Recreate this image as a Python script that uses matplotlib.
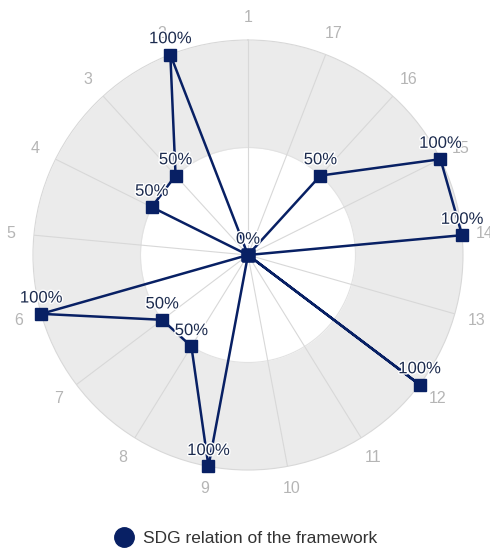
import numpy as np
import matplotlib.pyplot as plt
from matplotlib.lines import Line2D
import matplotlib.patheffects as pe

plt.rcParams['font.family'] = ['Liberation Sans', 'DejaVu Sans']

categories = [str(i) for i in range(1, 18)]
values = [0, 100, 50, 50, 0, 100, 50, 50, 100, 0, 0, 100, 0, 100, 100, 50, 0]
series_name = 'SDG relation of the framework'

navy = '#082064'
n = len(categories)
theta = np.arange(n) * 2 * np.pi / n

fig = plt.figure(figsize=(4.9, 5.48), dpi=100)
ax = fig.add_axes([0.0673, 0.1423, 0.8776, 0.7847], projection='polar')
ax.set_theta_zero_location('N')
ax.set_theta_direction(1)
ax.set_ylim(0, 100)

# gray band 50-100%
tt = np.linspace(0, 2 * np.pi, 400)
ax.fill_between(tt, 50, 100, color='#ebebeb', zorder=0, linewidth=0)
ax.plot(tt, np.full_like(tt, 50), color='#e2e2e2', lw=0.8, zorder=0.5)

ax.set_yticks([])
ax.set_xticks(theta)
ax.set_xticklabels(categories, color='#b5b5b5', fontsize=11.5)
ax.tick_params(axis='x', pad=6)
ax.xaxis.grid(True, color='#d8d8d8', lw=0.8)
ax.spines['polar'].set_color('#d8d8d8')
ax.spines['polar'].set_linewidth(0.8)

th_closed = np.append(theta, theta[0])
v_closed = np.append(values, values[0])
ax.plot(th_closed, v_closed, color=navy, lw=1.8, marker='s', markersize=8.5,
        markerfacecolor=navy, markeredgecolor=navy, zorder=3, clip_on=False)

shown_zero = False
for t, v in zip(theta, values):
    if v == 0:
        if shown_zero:
            continue
        shown_zero = True
    txt = ax.annotate(f'{v}%', (t, v), xytext=(0, 6), textcoords='offset points',
                      ha='center', va='bottom', fontsize=12, color='#1c2b4e',
                      zorder=4, annotation_clip=False)
    txt.set_path_effects([pe.withStroke(linewidth=2, foreground='white')])

handle = Line2D([], [], marker='o', color='none', markerfacecolor=navy,
                markeredgecolor=navy, markersize=14)
fig.legend([handle], [series_name], loc='lower center', bbox_to_anchor=(0.5, -0.025),
           frameon=False, fontsize=12.5, handletextpad=0.5, handlelength=1.2,
           labelcolor='#333333')

fig.savefig('out.png', dpi=100)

* * *

> _WHAT TO WORK ON_
The lines from the top of the data above through the one holding "color='#e2e2e2', lw=0.8, zorder=0.5)" are to be repeated exactly, and only those, with no pictures.

> _CORRECT OUTPUT_
Recreate this image as a Python script that uses matplotlib.
import numpy as np
import matplotlib.pyplot as plt
from matplotlib.lines import Line2D
import matplotlib.patheffects as pe

plt.rcParams['font.family'] = ['Liberation Sans', 'DejaVu Sans']

categories = [str(i) for i in range(1, 18)]
values = [0, 100, 50, 50, 0, 100, 50, 50, 100, 0, 0, 100, 0, 100, 100, 50, 0]
series_name = 'SDG relation of the framework'

navy = '#082064'
n = len(categories)
theta = np.arange(n) * 2 * np.pi / n

fig = plt.figure(figsize=(4.9, 5.48), dpi=100)
ax = fig.add_axes([0.0673, 0.1423, 0.8776, 0.7847], projection='polar')
ax.set_theta_zero_location('N')
ax.set_theta_direction(1)
ax.set_ylim(0, 100)

# gray band 50-100%
tt = np.linspace(0, 2 * np.pi, 400)
ax.fill_between(tt, 50, 100, color='#ebebeb', zorder=0, linewidth=0)
ax.plot(tt, np.full_like(tt, 50), color='#e2e2e2', lw=0.8, zorder=0.5)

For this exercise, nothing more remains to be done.